Addis Ababa, 26 January, 2013 (ECA) - The African Peer Review Mechanism (APRM) has over the course of the last decade, become “a trail-blazing event on the African continent and, indeed, the world,” according to remarks by Carlos Lopes, Executive Secretary, United Nations Economic Commission for Africa. He made this statement today at a round table discussion made up of a panel of Heads of States of the APRM forum.
Congratulating the Heads of States and Governments for “staying the course over the last decade,” Mr. Lopes lauded the APRM, describing it as “a uniquely African institution without precedent anywhere else in the world.”
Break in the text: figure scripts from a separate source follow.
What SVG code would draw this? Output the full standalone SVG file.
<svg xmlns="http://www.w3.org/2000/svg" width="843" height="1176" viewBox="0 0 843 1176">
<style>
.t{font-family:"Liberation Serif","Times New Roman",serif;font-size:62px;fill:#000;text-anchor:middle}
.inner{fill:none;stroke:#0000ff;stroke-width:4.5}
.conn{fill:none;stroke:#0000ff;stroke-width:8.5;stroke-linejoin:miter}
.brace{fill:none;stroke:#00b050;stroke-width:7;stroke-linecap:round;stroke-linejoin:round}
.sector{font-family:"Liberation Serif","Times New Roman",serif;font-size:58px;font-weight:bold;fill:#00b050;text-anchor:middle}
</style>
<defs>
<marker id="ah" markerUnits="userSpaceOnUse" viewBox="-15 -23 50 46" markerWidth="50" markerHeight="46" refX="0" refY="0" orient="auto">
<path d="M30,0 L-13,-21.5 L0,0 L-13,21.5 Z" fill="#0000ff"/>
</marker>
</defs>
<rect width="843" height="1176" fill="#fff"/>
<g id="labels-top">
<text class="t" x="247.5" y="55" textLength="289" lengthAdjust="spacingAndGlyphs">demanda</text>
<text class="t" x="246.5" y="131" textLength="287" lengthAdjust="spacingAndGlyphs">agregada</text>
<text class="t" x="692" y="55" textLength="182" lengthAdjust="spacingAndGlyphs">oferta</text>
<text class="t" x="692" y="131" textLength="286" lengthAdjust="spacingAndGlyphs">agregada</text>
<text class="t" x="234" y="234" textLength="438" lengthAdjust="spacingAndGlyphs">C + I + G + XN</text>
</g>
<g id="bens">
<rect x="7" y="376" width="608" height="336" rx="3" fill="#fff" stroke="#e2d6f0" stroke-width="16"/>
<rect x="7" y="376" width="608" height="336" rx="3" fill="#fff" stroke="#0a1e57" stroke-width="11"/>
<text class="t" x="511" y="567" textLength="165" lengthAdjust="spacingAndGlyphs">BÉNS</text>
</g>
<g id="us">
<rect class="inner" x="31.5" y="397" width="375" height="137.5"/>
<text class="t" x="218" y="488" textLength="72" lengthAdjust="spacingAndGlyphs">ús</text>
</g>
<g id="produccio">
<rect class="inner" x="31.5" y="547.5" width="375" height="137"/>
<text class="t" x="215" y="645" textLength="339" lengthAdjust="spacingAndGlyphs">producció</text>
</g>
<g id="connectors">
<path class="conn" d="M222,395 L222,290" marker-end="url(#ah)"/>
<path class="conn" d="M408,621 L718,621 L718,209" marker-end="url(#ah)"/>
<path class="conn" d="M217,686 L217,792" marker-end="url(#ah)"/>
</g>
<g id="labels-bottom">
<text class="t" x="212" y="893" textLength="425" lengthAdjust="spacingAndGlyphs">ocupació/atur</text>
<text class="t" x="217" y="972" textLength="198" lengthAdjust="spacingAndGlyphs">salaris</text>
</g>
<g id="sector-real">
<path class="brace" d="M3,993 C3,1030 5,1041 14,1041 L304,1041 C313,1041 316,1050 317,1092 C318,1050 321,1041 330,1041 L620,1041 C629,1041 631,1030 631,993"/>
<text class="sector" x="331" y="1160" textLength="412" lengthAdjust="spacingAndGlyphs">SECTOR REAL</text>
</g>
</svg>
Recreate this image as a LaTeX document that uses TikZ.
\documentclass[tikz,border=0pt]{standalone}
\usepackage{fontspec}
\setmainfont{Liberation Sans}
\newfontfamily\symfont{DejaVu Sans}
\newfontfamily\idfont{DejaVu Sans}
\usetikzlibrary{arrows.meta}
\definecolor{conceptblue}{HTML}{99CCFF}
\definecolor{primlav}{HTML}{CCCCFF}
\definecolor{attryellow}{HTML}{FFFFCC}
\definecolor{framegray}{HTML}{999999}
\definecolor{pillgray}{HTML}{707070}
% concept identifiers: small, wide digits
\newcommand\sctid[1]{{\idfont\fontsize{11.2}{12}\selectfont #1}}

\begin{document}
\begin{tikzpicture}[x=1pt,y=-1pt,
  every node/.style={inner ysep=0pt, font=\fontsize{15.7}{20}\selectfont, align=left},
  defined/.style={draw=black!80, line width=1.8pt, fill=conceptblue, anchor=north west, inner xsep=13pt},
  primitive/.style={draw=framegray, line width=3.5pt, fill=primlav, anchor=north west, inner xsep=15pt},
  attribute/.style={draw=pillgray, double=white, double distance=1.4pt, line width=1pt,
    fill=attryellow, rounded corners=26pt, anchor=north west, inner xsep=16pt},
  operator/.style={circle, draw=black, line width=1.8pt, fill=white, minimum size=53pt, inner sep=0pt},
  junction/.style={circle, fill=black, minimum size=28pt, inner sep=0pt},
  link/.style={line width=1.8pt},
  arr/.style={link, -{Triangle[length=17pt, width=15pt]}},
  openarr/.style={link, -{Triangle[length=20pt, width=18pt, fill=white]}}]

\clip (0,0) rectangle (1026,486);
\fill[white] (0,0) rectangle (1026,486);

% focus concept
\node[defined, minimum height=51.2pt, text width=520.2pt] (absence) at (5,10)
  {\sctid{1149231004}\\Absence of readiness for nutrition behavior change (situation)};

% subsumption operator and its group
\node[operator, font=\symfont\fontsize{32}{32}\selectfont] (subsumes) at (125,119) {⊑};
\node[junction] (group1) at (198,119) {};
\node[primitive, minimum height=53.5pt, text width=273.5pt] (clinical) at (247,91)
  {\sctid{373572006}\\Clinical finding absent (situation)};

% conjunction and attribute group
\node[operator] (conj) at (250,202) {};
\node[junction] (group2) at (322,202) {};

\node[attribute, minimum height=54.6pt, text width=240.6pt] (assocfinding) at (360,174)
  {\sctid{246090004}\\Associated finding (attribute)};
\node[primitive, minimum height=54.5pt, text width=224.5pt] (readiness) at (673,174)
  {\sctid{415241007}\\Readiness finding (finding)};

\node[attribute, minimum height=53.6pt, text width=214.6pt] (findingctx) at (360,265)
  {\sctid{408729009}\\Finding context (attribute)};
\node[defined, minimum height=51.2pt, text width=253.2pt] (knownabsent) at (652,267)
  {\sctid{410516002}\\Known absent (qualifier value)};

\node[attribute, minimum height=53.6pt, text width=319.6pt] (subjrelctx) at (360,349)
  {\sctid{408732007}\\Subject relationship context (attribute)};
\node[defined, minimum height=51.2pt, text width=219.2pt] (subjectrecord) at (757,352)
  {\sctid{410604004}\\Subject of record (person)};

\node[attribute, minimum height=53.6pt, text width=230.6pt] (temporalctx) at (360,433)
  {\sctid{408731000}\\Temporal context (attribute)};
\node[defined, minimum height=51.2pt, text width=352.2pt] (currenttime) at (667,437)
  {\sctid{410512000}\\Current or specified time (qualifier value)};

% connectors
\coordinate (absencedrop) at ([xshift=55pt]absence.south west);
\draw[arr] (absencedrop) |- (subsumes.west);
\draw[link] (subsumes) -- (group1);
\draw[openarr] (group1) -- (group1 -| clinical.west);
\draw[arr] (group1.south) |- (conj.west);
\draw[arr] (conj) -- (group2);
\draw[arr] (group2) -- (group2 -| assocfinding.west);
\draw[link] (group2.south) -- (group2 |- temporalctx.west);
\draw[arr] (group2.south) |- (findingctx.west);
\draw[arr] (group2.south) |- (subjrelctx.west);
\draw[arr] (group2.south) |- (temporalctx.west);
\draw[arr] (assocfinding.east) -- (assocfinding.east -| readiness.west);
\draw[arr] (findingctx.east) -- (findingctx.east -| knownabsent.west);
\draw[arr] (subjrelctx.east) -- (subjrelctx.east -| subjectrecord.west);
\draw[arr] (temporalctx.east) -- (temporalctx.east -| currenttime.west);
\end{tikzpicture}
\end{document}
He noted that APRM is an important means towards realizing NEPAD’s goals and underscored the mechanism's central role in the NEPAD's transformative agenda that has swept the continent over the last decade. He also highlighted its role in promoting ownership, leadership and transformation in terms of how development in Africa is undertaken.
"APRM has contributed to a paradigm shift about how we think about and do development," said Lopes, underlining that the mechanism of self assessment; as well as policy dialogues and civil society engagement among others, "have sought to promote a model of governance that would foster socio-economic development in Africa.”
Despite its numerous challenges, Lopes proposed some strengthening measures, including the need for champions within the APRM structure, together with its strategic partners. This, he stressed would "rekindle the lost momentum and make the APRM a truly African success story.”
On challenges of implementing the outcomes of the APRM process, he said that most African countries realize the benign nature and potential of the APRM approach to development, in terms of ownership and leadership in the national governance systems and "would most likely stick with it or join if not already a member." He argued however, that that at issue is “how to muster the political will to completely implement the outcomes of the APRM process.”
Furthermore, he posited that the emerging new generation of political leadership on the continent needs to be reflected on as most of the APRM pioneer leaders have now retired.
“There is a need for the new generation to find the APRM inspiring" said Lopes, stressing that APRM needs to be seen as "a collective governance effort that is necessary for the nascent political and economic transformation taking place on the continent." He offered the ‘Arab Spring’ in North Africa, and the imperative of using mineral wealth to transform African economies, as examples of areas the APRM needs to be more engaged in.
The objective of the forum was to highlight the key topics emerging from the APRM reviews, as well as other topical and pertinent developmental challenges facing the African Continent.